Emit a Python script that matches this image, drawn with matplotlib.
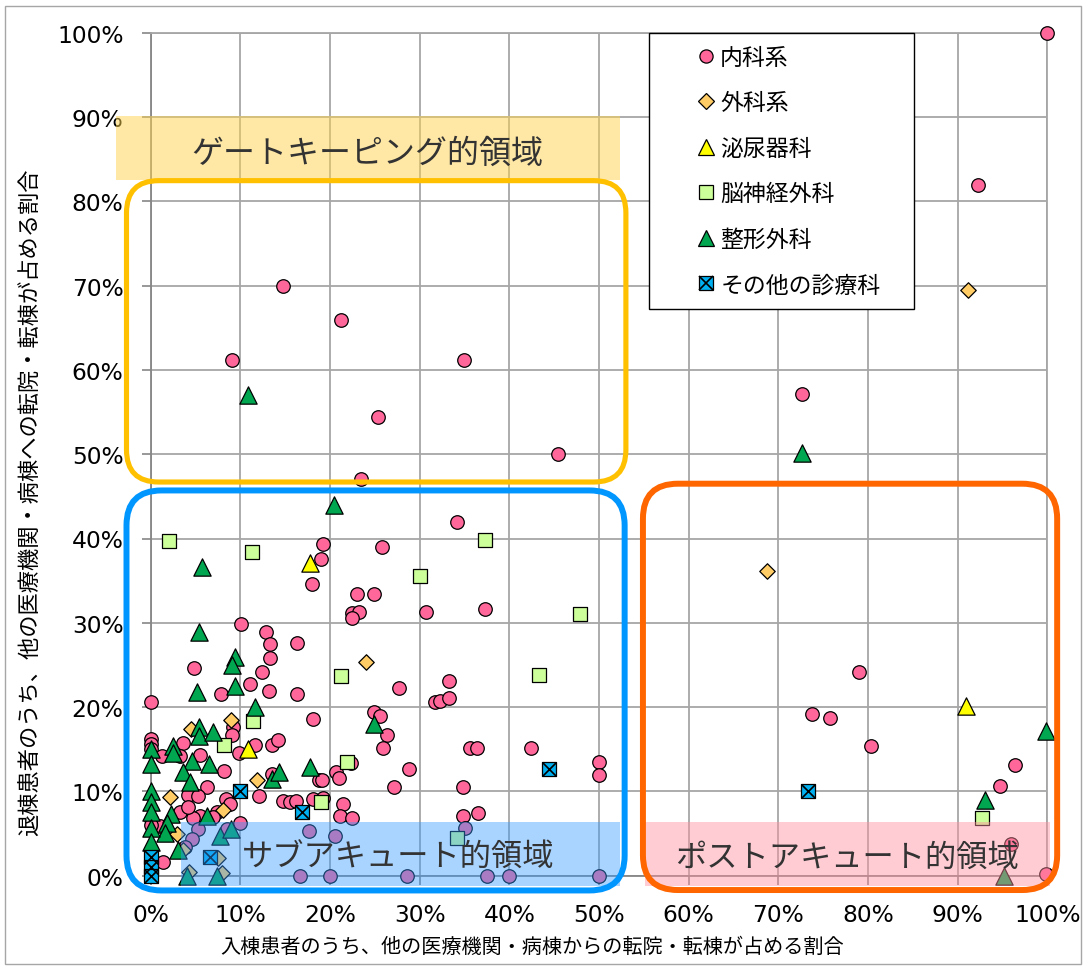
import matplotlib
matplotlib.use("Agg")
import matplotlib.pyplot as plt
from matplotlib.patches import Rectangle, FancyBboxPatch
from matplotlib.lines import Line2D
from matplotlib.ticker import PercentFormatter, MultipleLocator

plt.rcParams['font.family'] = ['Noto Sans CJK JP', 'DejaVu Sans']

# ---------------- data (percent) ----------------
naika_x = [100, 92.3, 14.8, 21.2, 9.1, 34.9, 25.4, 45.4, 23.5, 72.6,
           79.0, 73.8, 75.8, 80.3, 96.4, 94.7, 96.0, 99.9,
           34.2, 19.2, 19.0, 25.8, 18.0, 23.0, 24.9, 22.5, 23.2, 22.5, 30.7, 37.3,
           10.1, 12.9, 13.3, 16.3, 13.3, 4.8, 12.45, 11.1, 7.8, 13.2, 16.3, 0, 27.7, 33.3, 31.7, 32.3, 33.3,
           18.1, 9.2, 9.1, 24.9, 25.6, 26.3, 25.9, 35.6, 36.4, 42.4, 50.0, 50.0, 28.8, 27.1, 34.8,
           0, 0, 0, 3.6, 3.3, 1.3, 5.5, 8.2, 9.8, 11.6, 13.5, 14.2, 13.5, 22.3,
           20.7, 21.0, 18.8, 19.1, 6.25, 4.2, 5.3, 12.1, 14.8, 15.5, 16.2, 18.1, 19.2, 21.4, 21.1, 22.4, 34.8, 36.5,
           8.4, 8.8, 7.4, 7.0, 5.5, 4.75, 3.3, 4.2, 0, 1.0, 1.4, 10.0, 0, 0,
           5.3, 4.6, 3.8, 8.5, 17.7, 20.6, 35.1,
           16.6, 20.0, 28.6, 37.5, 40.0, 50.0]
naika_y = [100, 81.9, 69.9, 65.9, 61.2, 61.2, 54.4, 50.0, 47.0, 57.1,
           24.2, 19.2, 18.7, 15.4, 13.1, 10.6, 3.8, 0.2,
           42.0, 39.3, 37.6, 39.0, 34.6, 33.4, 33.4, 31.2, 31.3, 30.6, 31.3, 31.6,
           29.8, 28.9, 27.5, 27.6, 25.8, 24.6, 24.2, 22.7, 21.5, 21.9, 21.5, 20.6, 22.3, 23.1, 20.6, 20.7, 21.1,
           18.6, 17.6, 16.7, 19.4, 18.9, 16.7, 15.2, 15.1, 15.2, 15.2, 13.5, 11.9, 12.7, 10.5, 10.5,
           16.2, 15.6, 15.0, 15.8, 14.2, 14.2, 14.3, 12.4, 14.6, 15.5, 15.5, 16.1, 12.1, 13.4,
           12.3, 11.6, 11.3, 11.3, 10.5, 9.6, 9.5, 9.5, 8.9, 8.8, 8.9, 9.1, 9.2, 8.5, 7.1, 6.8, 7.1, 7.4,
           9.1, 8.5, 7.5, 7.0, 7.1, 6.9, 7.5, 8.1, 6.7, 5.9, 1.6, 6.3, 6.0, 3.0,
           5.5, 4.4, 3.4, 5.5, 5.3, 4.7, 5.6,
           0, 0, 0, 0, 0, 0]

geka_x = [91.1, 68.7, 24.0, 8.95, 4.5, 11.9, 2.1, 8.1, 2.9, 3.6, 7.5, 4.3, 8.0]
geka_y = [69.5, 36.1, 25.4, 18.5, 17.4, 11.3, 9.3, 7.8, 5.0, 3.0, 2.1, 0.4, 0.3]

hinyo_x = [17.8, 10.9, 90.9]
hinyo_y = [37.1, 15.0, 20.1]

noshinkei_x = [2.0, 11.3, 37.3, 30.0, 47.9, 21.2, 43.3, 11.4, 8.2, 21.9, 19.0, 92.7, 34.2]
noshinkei_y = [39.7, 38.4, 39.8, 35.6, 31.0, 23.7, 23.8, 18.3, 15.5, 13.5, 8.7, 6.9, 4.5]

seikei_x = [10.9, 72.6, 20.4, 5.7, 5.35, 9.4, 9.1, 5.2, 9.4, 11.6, 5.4, 5.4, 7.0,
            0, 0, 2.5, 2.5, 4.6, 3.6, 6.5, 17.8, 4.35, 13.5, 14.3, 0, 6.25, 2.3, 1.8, 1.6,
            0, 0, 0, 0, 3.0, 7.7, 9.0, 4.0, 7.4, 24.9, 99.9, 93.1, 95.2]
seikei_y = [57.0, 50.1, 44.0, 36.6, 28.9, 25.9, 25.0, 21.75, 22.5, 20.0, 17.6, 16.6, 17.0,
            15.0, 13.2, 15.4, 14.6, 13.6, 12.3, 13.2, 12.9, 11.1, 11.5, 12.3, 10.1, 7.1, 7.3, 6.3, 5.1,
            8.7, 7.5, 5.7, 4.0, 3.1, 4.7, 5.5, 0, 0, 18.0, 17.2, 9.0, 0]

sonota_x = [73.3, 44.4, 10.0, 16.9, 6.6, 0, 0, 0]
sonota_y = [10.0, 12.6, 10.0, 7.6, 2.2, 2.2, 1.0, 0]

labels = ['内科系', '外科系', '泌尿器科', '脳神経外科', '整形外科', 'その他の診療科']
xlabel = '入棟患者のうち、他の医療機関・病棟からの転院・転棟が占める割合'
ylabel = '退棟患者のうち、他の医療機関・病棟への転院・転棟が占める割合'
zone_gate = 'ゲートキーピング的領域'
zone_sub = 'サブアキュート的領域'
zone_post = 'ポストアキュート的領域'

# ---------------- figure ----------------
W, H = 1086, 970
fig = plt.figure(figsize=(W / 100, H / 100), dpi=100)
ax = fig.add_axes([150.7 / W, 1 - 876.7 / H, 896.6 / W, 843 / H])
ax.set_xlim(0, 100)
ax.set_ylim(0, 100)

# outer frame
fig.patches.append(Rectangle((5 / W, 1 - 965 / H), 1076 / W, 958 / H, transform=fig.transFigure,
                             fill=False, edgecolor='#a6a6a6', lw=1.0))

ax.xaxis.set_major_locator(MultipleLocator(10))
ax.yaxis.set_major_locator(MultipleLocator(10))
ax.xaxis.set_major_formatter(PercentFormatter(100, decimals=0))
ax.yaxis.set_major_formatter(PercentFormatter(100, decimals=0))
ax.grid(True, color='#a6a6a6', lw=1.3, zorder=0)
ax.set_axisbelow(True)
for s in ['top', 'right']:
    ax.spines[s].set_color('#a6a6a6')
    ax.spines[s].set_linewidth(1.3)
for s in ['left', 'bottom']:
    ax.spines[s].set_color('#868686')
    ax.spines[s].set_linewidth(1.3)
ax.tick_params(axis='both', direction='out', length=6.5, width=1.2, color='#868686', pad=13,
               labelsize=16.8, labelcolor='black')
for lab in ax.get_xticklabels() + ax.get_yticklabels():
    lab.set_fontfamily('DejaVu Sans')

mk = dict(edgecolors='black', linewidths=0.9, clip_on=False)
ax.scatter(naika_x, naika_y, s=95, marker='o', facecolors='#ff6699', zorder=3, **mk)
ax.scatter(geka_x, geka_y, s=62, marker='D', facecolors='#ffcc66', zorder=4, **mk)
ax.scatter(hinyo_x, hinyo_y, s=155, marker='^', facecolors='#ffff00', zorder=5, **mk)
ax.scatter(noshinkei_x, noshinkei_y, s=95, marker='s', facecolors='#ccff99', zorder=6, **mk)
ax.scatter(seikei_x, seikei_y, s=155, marker='^', facecolors='#00a650', zorder=7, **mk)
ax.scatter(sonota_x, sonota_y, s=100, marker='s', facecolors='#00b0f0', zorder=8, **mk)
ax.scatter(sonota_x, sonota_y, s=100, marker='x', c='black', linewidths=1.2, zorder=8.5, clip_on=False)

# ---------------- zone overlays ----------------
asp = (896.6 / 100) / (843 / 100)
ax.add_patch(Rectangle((-3.9, 82.5), 56.2, 7.6, facecolor='#ffd34d', alpha=0.5, lw=0,
                       zorder=9, clip_on=False))
ax.text(24.2, 85.7, zone_gate, ha='center', va='center', fontsize=23, color='#333333', zorder=10)

ax.add_patch(FancyBboxPatch((-2.7, 46.7), 55.7, 35.75, boxstyle='round,pad=0,rounding_size=3.6',
                            mutation_aspect=asp, facecolor='none', edgecolor='#ffc000', lw=3.7,
                            zorder=11, clip_on=False))

ax.add_patch(Rectangle((3.4, -1.2), 48.95, 7.6, facecolor='#3399ff', alpha=0.42, lw=0,
                       zorder=9, clip_on=False))
ax.text(27.6, 2.2, zone_sub, ha='center', va='center', fontsize=22.5, color='#333333', zorder=10)

ax.add_patch(Rectangle((55.1, -1.2), 45.2, 7.6, facecolor='#ff8fa0', alpha=0.45, lw=0,
                       zorder=9, clip_on=False))
ax.text(77.7, 2.2, zone_post, ha='center', va='center', fontsize=22.5, color='#333333', zorder=10)

ax.add_patch(FancyBboxPatch((-2.7, -1.75), 55.56, 47.45, boxstyle='round,pad=0,rounding_size=3.9',
                            mutation_aspect=asp, facecolor='none', edgecolor='#0096ff', lw=4.3,
                            zorder=11, clip_on=False))
ax.add_patch(FancyBboxPatch((54.9, -1.7), 46.2, 48.2, boxstyle='round,pad=0,rounding_size=3.9',
                            mutation_aspect=asp, facecolor='none', edgecolor='#ff6600', lw=4.3,
                            zorder=11, clip_on=False))

# ---------------- axis labels ----------------
ax.set_xlabel(xlabel, fontsize=14.5)
ax.xaxis.set_label_coords((532 - 150.7) / 896.6, (876.7 - 947) / 843)
ax.xaxis.label.set_va('center')
ax.set_ylabel(ylabel, fontsize=16)
ax.yaxis.set_label_coords((30 - 150.7) / 896.6, (876.7 - 502) / 843)
ax.yaxis.label.set_va('center')

# ---------------- legend ----------------
fig.patches.append(Rectangle((649 / W, 1 - 310 / H), 265 / W, 276 / H, transform=fig.transFigure,
                             facecolor='white', edgecolor='black', lw=1.0, zorder=20))
h = [
    Line2D([], [], ls='none', marker='o', ms=9.5, mfc='#ff6699', mec='black', mew=0.9),
    Line2D([], [], ls='none', marker='D', ms=7.8, mfc='#ffcc66', mec='black', mew=0.9),
    Line2D([], [], ls='none', marker='^', ms=11, mfc='#ffff00', mec='black', mew=0.9),
    Line2D([], [], ls='none', marker='s', ms=9.5, mfc='#ccff99', mec='black', mew=0.9),
    Line2D([], [], ls='none', marker='^', ms=11, mfc='#00a650', mec='black', mew=0.9),
    (Line2D([], [], ls='none', marker='s', ms=10, mfc='#00b0f0', mec='black', mew=0.9),
     Line2D([], [], ls='none', marker='x', ms=10, mec='black', mew=1.2)),
]
leg = fig.legend(h, labels, loc='upper left', bbox_to_anchor=(694.5 / W, 1 - 47 / H),
                 bbox_transform=fig.transFigure, frameon=False, fontsize=16.5,
                 borderpad=0, borderaxespad=0, handlelength=1.0, handletextpad=0.12,
                 labelspacing=0.98)
leg.set_zorder(21)

fig.savefig('out.png', dpi=100)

● **What needs to be done**: Extract every line that has the string "matplotlib" in it.

● **Full solution**:
Emit a Python script that matches this image, drawn with matplotlib.
import matplotlib
matplotlib.use("Agg")
import matplotlib.pyplot as plt
from matplotlib.patches import Rectangle, FancyBboxPatch
from matplotlib.lines import Line2D
from matplotlib.ticker import PercentFormatter, MultipleLocator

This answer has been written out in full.